Primary care in BC desperately needs to be improved. We require a mechanism to attract capital resources to build the appropriate infrastructure necessary to provide bona fide medical homes for our patients. The medical home model, which we all theorize about, must have physical space to accommodate 15 to 20 family doctors as well as many nurse practitioners, registered nurses, and support staff to adequately provide 24/7 comprehensive primary care to our dedicated patients. This structure should provide acute care services, which are now only available in overcrowded hospital emergency rooms, thus helping to decongest emergency rooms in the province. Well-organized public-private partnerships can supply needed financial resources to build these structures without either government or physician capital outlay. We need government leadership to make this happen.
Once built, medical homes need to have an organizational plan in place to accommodate the family of providers needed to supply primary care services on an expanded basis. There must be concise and clearly defined deliverables, and providers need to be accountable to their patients to provide all specified primary care services. There must be appropriate financial incentives available so that family physicians will adopt the model and take on the leadership necessary to make the model successful. We need government leadership to make this happen.
As well, there must be a contractual arrangement between patients and health providers to make sure that a patient will use the medical home to which he or she is attached. There can be no organizational congruency or financial savings if patients just go wherever they want to receive primary care services.
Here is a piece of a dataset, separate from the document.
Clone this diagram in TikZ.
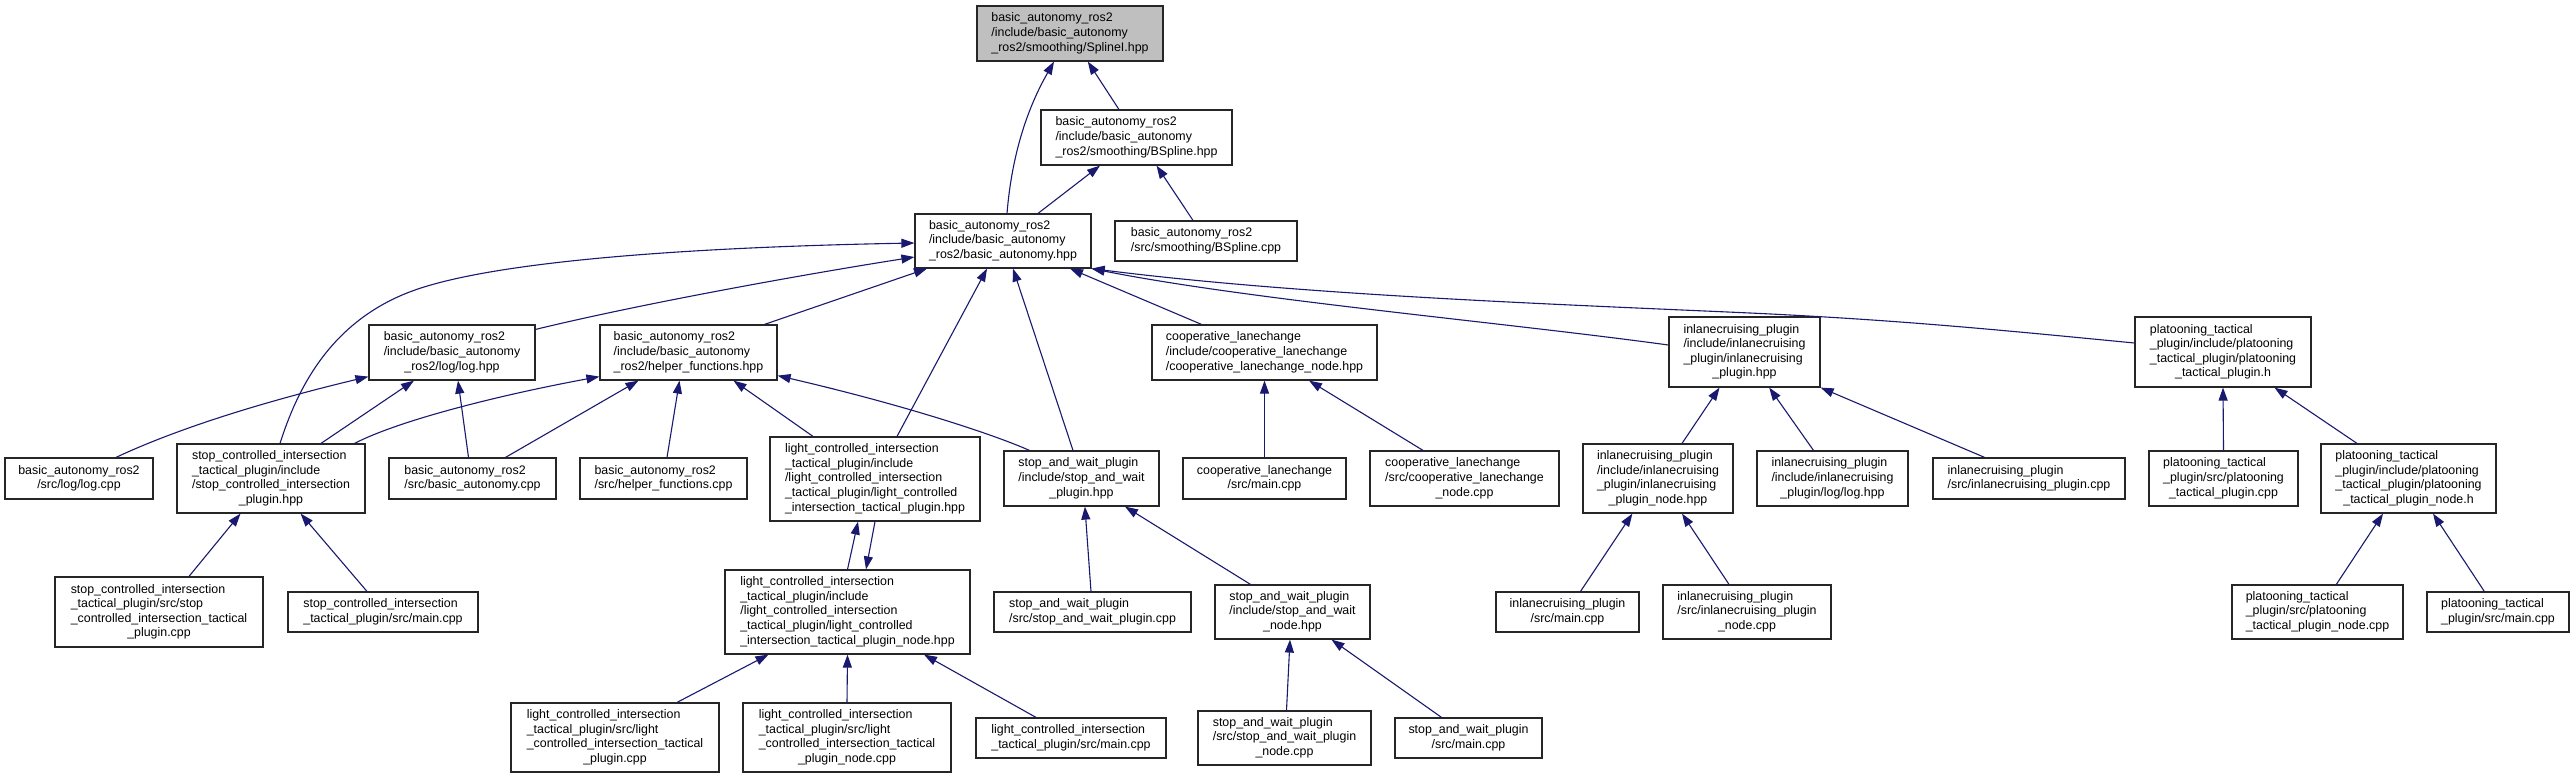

We need government leadership to make this happen.
Presently family doctors often work in small and isolated groups. We own and operate a myriad of walk-in clinics. We try to get locums with little or no success. We often do not provide after-hours or weekend clinics to our patients because we just cannot stretch ourselves any thinner. We often do not perform suture repair and wound care, fracture care, or any acute-care service in our under-equipped little nests. Sometimes we leave our little office to work walk-in clinic shifts elsewhere because the money is better there! There is no good mechanism to draw nurse practitioners into the provider equation. Emergency rooms are so overrun with patients who do not really need to be there that the emergency room staff have difficulty managing the real emergencies. Every one of these issues could disappear if primary care were reinvented along the lines of infrastructure development, organizational planning, and contractual reality, which is outlined above.
My points represent only the barest framework upon which to build a firm and useful structure, but the three points are critical in order to build the best one. We need to actually start to make change happen before family medicine implodes in a puff of smoke in BC.